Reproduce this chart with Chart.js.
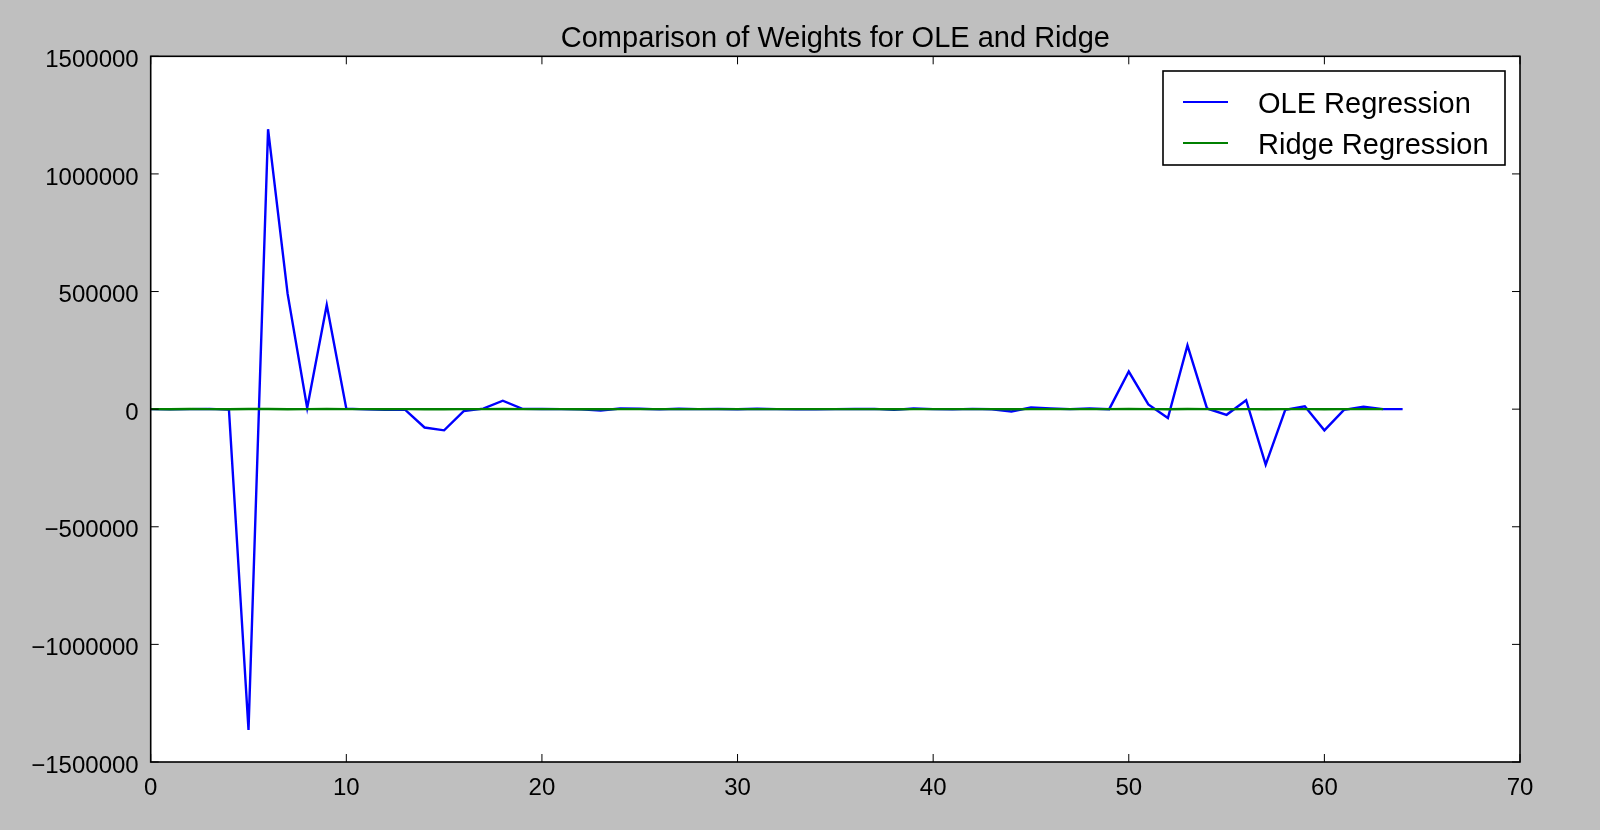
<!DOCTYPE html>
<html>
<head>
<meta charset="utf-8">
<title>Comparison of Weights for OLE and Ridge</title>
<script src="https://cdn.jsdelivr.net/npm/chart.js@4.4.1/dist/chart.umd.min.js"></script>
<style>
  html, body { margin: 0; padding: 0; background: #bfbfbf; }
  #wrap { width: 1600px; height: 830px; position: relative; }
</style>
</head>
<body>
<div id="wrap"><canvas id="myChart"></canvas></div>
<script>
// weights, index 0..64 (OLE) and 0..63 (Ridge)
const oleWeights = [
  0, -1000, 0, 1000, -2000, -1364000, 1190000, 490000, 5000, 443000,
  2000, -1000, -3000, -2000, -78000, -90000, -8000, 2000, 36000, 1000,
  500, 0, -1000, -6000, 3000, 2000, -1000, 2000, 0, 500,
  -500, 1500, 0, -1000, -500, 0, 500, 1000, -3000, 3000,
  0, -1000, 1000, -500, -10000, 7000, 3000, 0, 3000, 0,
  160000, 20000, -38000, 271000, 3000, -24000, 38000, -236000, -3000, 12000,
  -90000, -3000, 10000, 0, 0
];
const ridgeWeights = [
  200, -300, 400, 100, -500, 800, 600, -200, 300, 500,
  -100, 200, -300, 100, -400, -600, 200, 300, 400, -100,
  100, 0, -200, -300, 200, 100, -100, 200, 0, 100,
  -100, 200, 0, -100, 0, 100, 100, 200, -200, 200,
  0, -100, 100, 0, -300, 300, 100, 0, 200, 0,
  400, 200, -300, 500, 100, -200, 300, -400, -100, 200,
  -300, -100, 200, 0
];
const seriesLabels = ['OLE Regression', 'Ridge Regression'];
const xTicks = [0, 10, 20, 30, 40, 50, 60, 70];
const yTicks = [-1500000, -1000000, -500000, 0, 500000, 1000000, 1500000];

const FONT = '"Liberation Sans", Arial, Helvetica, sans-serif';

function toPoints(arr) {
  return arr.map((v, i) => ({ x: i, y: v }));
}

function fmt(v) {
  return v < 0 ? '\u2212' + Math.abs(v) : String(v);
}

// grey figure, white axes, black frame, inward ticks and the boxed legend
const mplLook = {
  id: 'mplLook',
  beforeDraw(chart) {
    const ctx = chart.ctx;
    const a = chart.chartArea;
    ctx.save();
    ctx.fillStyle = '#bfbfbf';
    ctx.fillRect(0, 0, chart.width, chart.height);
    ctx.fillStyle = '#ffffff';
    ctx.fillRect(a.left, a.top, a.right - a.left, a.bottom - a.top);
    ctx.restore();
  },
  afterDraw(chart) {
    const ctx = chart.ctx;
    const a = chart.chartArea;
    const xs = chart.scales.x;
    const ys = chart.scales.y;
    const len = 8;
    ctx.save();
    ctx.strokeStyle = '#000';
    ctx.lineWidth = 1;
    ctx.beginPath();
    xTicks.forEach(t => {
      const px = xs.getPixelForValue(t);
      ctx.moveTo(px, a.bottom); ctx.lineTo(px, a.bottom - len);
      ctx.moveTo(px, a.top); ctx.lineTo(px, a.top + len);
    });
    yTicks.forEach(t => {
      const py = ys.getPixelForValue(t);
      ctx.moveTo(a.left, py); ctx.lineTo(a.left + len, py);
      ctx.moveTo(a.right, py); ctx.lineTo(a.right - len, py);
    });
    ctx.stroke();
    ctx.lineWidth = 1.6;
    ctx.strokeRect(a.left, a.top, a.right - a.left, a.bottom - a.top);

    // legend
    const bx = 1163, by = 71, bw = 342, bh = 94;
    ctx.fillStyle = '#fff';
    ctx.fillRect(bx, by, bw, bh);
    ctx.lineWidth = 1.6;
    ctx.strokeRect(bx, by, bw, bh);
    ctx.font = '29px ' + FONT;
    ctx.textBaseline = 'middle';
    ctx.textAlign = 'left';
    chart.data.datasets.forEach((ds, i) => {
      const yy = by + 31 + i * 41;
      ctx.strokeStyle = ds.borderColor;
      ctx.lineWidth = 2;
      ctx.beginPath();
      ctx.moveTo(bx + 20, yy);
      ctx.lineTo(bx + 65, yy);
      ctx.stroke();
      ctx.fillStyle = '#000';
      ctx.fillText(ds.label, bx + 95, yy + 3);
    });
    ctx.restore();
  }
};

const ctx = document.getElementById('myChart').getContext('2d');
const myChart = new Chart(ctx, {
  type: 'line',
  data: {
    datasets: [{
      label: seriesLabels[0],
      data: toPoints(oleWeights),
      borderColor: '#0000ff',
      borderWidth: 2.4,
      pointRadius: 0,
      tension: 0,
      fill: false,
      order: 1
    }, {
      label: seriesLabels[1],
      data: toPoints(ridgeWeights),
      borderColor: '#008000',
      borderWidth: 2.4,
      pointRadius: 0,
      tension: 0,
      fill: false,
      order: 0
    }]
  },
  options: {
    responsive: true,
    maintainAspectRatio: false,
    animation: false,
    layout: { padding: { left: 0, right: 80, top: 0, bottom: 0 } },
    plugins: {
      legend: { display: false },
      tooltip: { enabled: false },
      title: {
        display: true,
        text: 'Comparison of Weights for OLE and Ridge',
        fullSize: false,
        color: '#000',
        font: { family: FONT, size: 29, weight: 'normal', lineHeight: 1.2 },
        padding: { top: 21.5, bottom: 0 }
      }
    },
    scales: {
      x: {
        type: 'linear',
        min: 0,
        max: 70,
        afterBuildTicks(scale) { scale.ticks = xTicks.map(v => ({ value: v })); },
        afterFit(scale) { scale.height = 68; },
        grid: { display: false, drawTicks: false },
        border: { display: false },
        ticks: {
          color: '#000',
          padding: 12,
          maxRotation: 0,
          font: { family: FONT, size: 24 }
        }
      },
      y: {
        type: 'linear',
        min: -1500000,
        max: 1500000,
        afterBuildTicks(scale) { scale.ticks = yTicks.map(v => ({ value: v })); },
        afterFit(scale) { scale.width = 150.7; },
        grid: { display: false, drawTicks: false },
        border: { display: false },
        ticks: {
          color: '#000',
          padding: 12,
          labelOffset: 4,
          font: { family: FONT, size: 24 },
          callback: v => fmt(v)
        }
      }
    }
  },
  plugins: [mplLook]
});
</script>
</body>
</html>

====

**Exercise prompt**
Leave out the pictures and copy the rest of the material above exactly.

**Correct answer**
Reproduce this chart with Chart.js.
<!DOCTYPE html>
<html>
<head>
<meta charset="utf-8">
<title>Comparison of Weights for OLE and Ridge</title>
<script src="https://cdn.jsdelivr.net/npm/chart.js@4.4.1/dist/chart.umd.min.js"></script>
<style>
  html, body { margin: 0; padding: 0; background: #bfbfbf; }
  #wrap { width: 1600px; height: 830px; position: relative; }
</style>
</head>
<body>
<div id="wrap"><canvas id="myChart"></canvas></div>
<script>
// weights, index 0..64 (OLE) and 0..63 (Ridge)
const oleWeights = [
  0, -1000, 0, 1000, -2000, -1364000, 1190000, 490000, 5000, 443000,
  2000, -1000, -3000, -2000, -78000, -90000, -8000, 2000, 36000, 1000,
  500, 0, -1000, -6000, 3000, 2000, -1000, 2000, 0, 500,
  -500, 1500, 0, -1000, -500, 0, 500, 1000, -3000, 3000,
  0, -1000, 1000, -500, -10000, 7000, 3000, 0, 3000, 0,
  160000, 20000, -38000, 271000, 3000, -24000, 38000, -236000, -3000, 12000,
  -90000, -3000, 10000, 0, 0
];
const ridgeWeights = [
  200, -300, 400, 100, -500, 800, 600, -200, 300, 500,
  -100, 200, -300, 100, -400, -600, 200, 300, 400, -100,
  100, 0, -200, -300, 200, 100, -100, 200, 0, 100,
  -100, 200, 0, -100, 0, 100, 100, 200, -200, 200,
  0, -100, 100, 0, -300, 300, 100, 0, 200, 0,
  400, 200, -300, 500, 100, -200, 300, -400, -100, 200,
  -300, -100, 200, 0
];
const seriesLabels = ['OLE Regression', 'Ridge Regression'];
const xTicks = [0, 10, 20, 30, 40, 50, 60, 70];
const yTicks = [-1500000, -1000000, -500000, 0, 500000, 1000000, 1500000];

const FONT = '"Liberation Sans", Arial, Helvetica, sans-serif';

function toPoints(arr) {
  return arr.map((v, i) => ({ x: i, y: v }));
}

function fmt(v) {
  return v < 0 ? '\u2212' + Math.abs(v) : String(v);
}

// grey figure, white axes, black frame, inward ticks and the boxed legend
const mplLook = {
  id: 'mplLook',
  beforeDraw(chart) {
    const ctx = chart.ctx;
    const a = chart.chartArea;
    ctx.save();
    ctx.fillStyle = '#bfbfbf';
    ctx.fillRect(0, 0, chart.width, chart.height);
    ctx.fillStyle = '#ffffff';
    ctx.fillRect(a.left, a.top, a.right - a.left, a.bottom - a.top);
    ctx.restore();
  },
  afterDraw(chart) {
    const ctx = chart.ctx;
    const a = chart.chartArea;
    const xs = chart.scales.x;
    const ys = chart.scales.y;
    const len = 8;
    ctx.save();
    ctx.strokeStyle = '#000';
    ctx.lineWidth = 1;
    ctx.beginPath();
    xTicks.forEach(t => {
      const px = xs.getPixelForValue(t);
      ctx.moveTo(px, a.bottom); ctx.lineTo(px, a.bottom - len);
      ctx.moveTo(px, a.top); ctx.lineTo(px, a.top + len);
    });
    yTicks.forEach(t => {
      const py = ys.getPixelForValue(t);
      ctx.moveTo(a.left, py); ctx.lineTo(a.left + len, py);
      ctx.moveTo(a.right, py); ctx.lineTo(a.right - len, py);
    });
    ctx.stroke();
    ctx.lineWidth = 1.6;
    ctx.strokeRect(a.left, a.top, a.right - a.left, a.bottom - a.top);

    // legend
    const bx = 1163, by = 71, bw = 342, bh = 94;
    ctx.fillStyle = '#fff';
    ctx.fillRect(bx, by, bw, bh);
    ctx.lineWidth = 1.6;
    ctx.strokeRect(bx, by, bw, bh);
    ctx.font = '29px ' + FONT;
    ctx.textBaseline = 'middle';
    ctx.textAlign = 'left';
    chart.data.datasets.forEach((ds, i) => {
      const yy = by + 31 + i * 41;
      ctx.strokeStyle = ds.borderColor;
      ctx.lineWidth = 2;
      ctx.beginPath();
      ctx.moveTo(bx + 20, yy);
      ctx.lineTo(bx + 65, yy);
      ctx.stroke();
      ctx.fillStyle = '#000';
      ctx.fillText(ds.label, bx + 95, yy + 3);
    });
    ctx.restore();
  }
};

const ctx = document.getElementById('myChart').getContext('2d');
const myChart = new Chart(ctx, {
  type: 'line',
  data: {
    datasets: [{
      label: seriesLabels[0],
      data: toPoints(oleWeights),
      borderColor: '#0000ff',
      borderWidth: 2.4,
      pointRadius: 0,
      tension: 0,
      fill: false,
      order: 1
    }, {
      label: seriesLabels[1],
      data: toPoints(ridgeWeights),
      borderColor: '#008000',
      borderWidth: 2.4,
      pointRadius: 0,
      tension: 0,
      fill: false,
      order: 0
    }]
  },
  options: {
    responsive: true,
    maintainAspectRatio: false,
    animation: false,
    layout: { padding: { left: 0, right: 80, top: 0, bottom: 0 } },
    plugins: {
      legend: { display: false },
      tooltip: { enabled: false },
      title: {
        display: true,
        text: 'Comparison of Weights for OLE and Ridge',
        fullSize: false,
        color: '#000',
        font: { family: FONT, size: 29, weight: 'normal', lineHeight: 1.2 },
        padding: { top: 21.5, bottom: 0 }
      }
    },
    scales: {
      x: {
        type: 'linear',
        min: 0,
        max: 70,
        afterBuildTicks(scale) { scale.ticks = xTicks.map(v => ({ value: v })); },
        afterFit(scale) { scale.height = 68; },
        grid: { display: false, drawTicks: false },
        border: { display: false },
        ticks: {
          color: '#000',
          padding: 12,
          maxRotation: 0,
          font: { family: FONT, size: 24 }
        }
      },
      y: {
        type: 'linear',
        min: -1500000,
        max: 1500000,
        afterBuildTicks(scale) { scale.ticks = yTicks.map(v => ({ value: v })); },
        afterFit(scale) { scale.width = 150.7; },
        grid: { display: false, drawTicks: false },
        border: { display: false },
        ticks: {
          color: '#000',
          padding: 12,
          labelOffset: 4,
          font: { family: FONT, size: 24 },
          callback: v => fmt(v)
        }
      }
    }
  },
  plugins: [mplLook]
});
</script>
</body>
</html>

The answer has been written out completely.